Raggiani was an immediate suspect as she had publicly broadcast her desire to murder Gucci after their acrimonious split, but without evidence, the case went cold for two years. A tip off led to her arrest in 1997, and the trial began the following year.

Who was Patrizia Reggiani?

Photo credit: Ipa/Shutterstock
Photo credit: Ipa/Shutterstock

Patrizia Reggiani, who was described as the "Liz Taylor of luxury labels" in the 1970s and '80s, was born in 1948 in a small town outside Milan to a waitress mother and a much older father who made his fortune in trucking.

While the family were not part of Milan high society, they were extremely wealthy. Reggiani met Gucci at a party after networking her way into the upper echelons of Milan's social circuit, and the couple married in 1973. Reggiani became chief adviser for Gucci, and went on to have two daughters, Alessandra and Allegra.

Photo credit: BACKGRID
Photo credit: BACKGRID

After 12 years of marriage in 1985, Gucci told Reggiani he was going away on a business trip but he never returned home. He had been living with girlfriend Paola Franchi for five years before he was killed.

When Gucci was forced to sell the business in '93 after the empire lost millions under his control, Reggiani was furious at him for selling out.

"I was angry with Maurizio about many, many things at that time," Reggiani told The Guardian in 2016. "But above all, this. Losing the family business. It was stupid. It was a failure. I was filled with rage, but there was nothing I could do. He shouldn’t have done that to me."

The trial

As the sensationalised trial unfolded in 1998, it emerged that Reggiani had hired four accomplices to carry out Gucci's murder - her former friend and psychic Pina Auriemma, who confessed to arranging the hitman; a friend of Auriemma's who set up the hitman; the hitman; and the getaway driver.

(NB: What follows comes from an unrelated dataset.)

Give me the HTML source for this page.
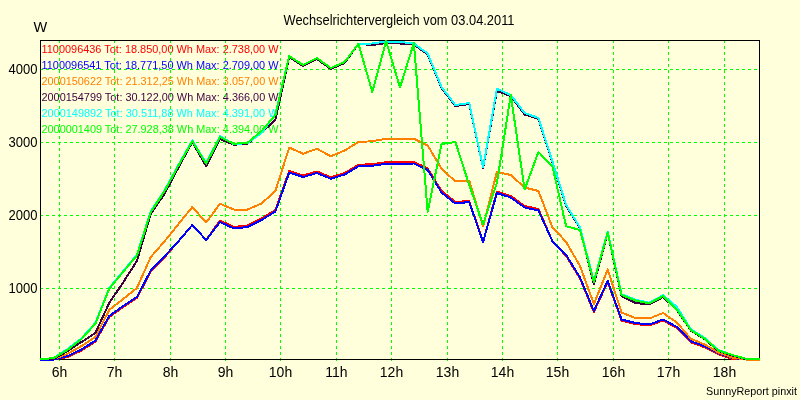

One striking piece of evidence that was discovered at Reggiani's home was her Cartier diary, which had a one-word entry for the day of Gucci's murder: "Paradeisos" – the Greek word for paradise.

Reggiani was convicted of ordering his murder and sentenced to 29 years in prison. Her daughters (Alessandra, then aged 21, and Allegra, 17) had argued that her conviction be overturned, claiming her benign brain tumour had altered her behaviour and personality.

Reggiani maintained her innocence throughout, arguing that Auriemma had acted on her own and then blackmailed her. She said in a cross-examination that she was forced to pay Auriemma $365,000 (about £262,000), before adding the puzzling statement: ''It was worth every penny (via The New York Times)."

The hitman who shot Gucci was given a life sentence. Reggiani's personal astrologer Auriemma, who first contacted the killers, was given 25 years.

Where is Patrizia Reggiani now?

Photo credit: Olycom Spa/Shutterstock
Photo credit: Olycom Spa/Shutterstock

In 2014, Reggiani began a work release program after serving 16 years in prison, which required her getting a job and carrying out volunteer work. Reggiani was hired as a design consultant by Milanese costume jewellery firm Bozart.

Around the same time, Reggiani was badgered by a TV crew of an Italian reality show who asked: “Patrizia, why did you hire a hitman to kill Maurizio Gucci? Why didn’t you shoot him yourself?”

"My eyesight is not so good," she deadpanned. "I didn't want to miss."

That year she also told La Repubblica newspaper that, now she was available again, she hoped to return to the company fold. "They need me," she said. "I still feel like a Gucci – in fact, the most Gucci of them all."

House of Gucci is planned for release on November 25th in the US and November 26th in the UK.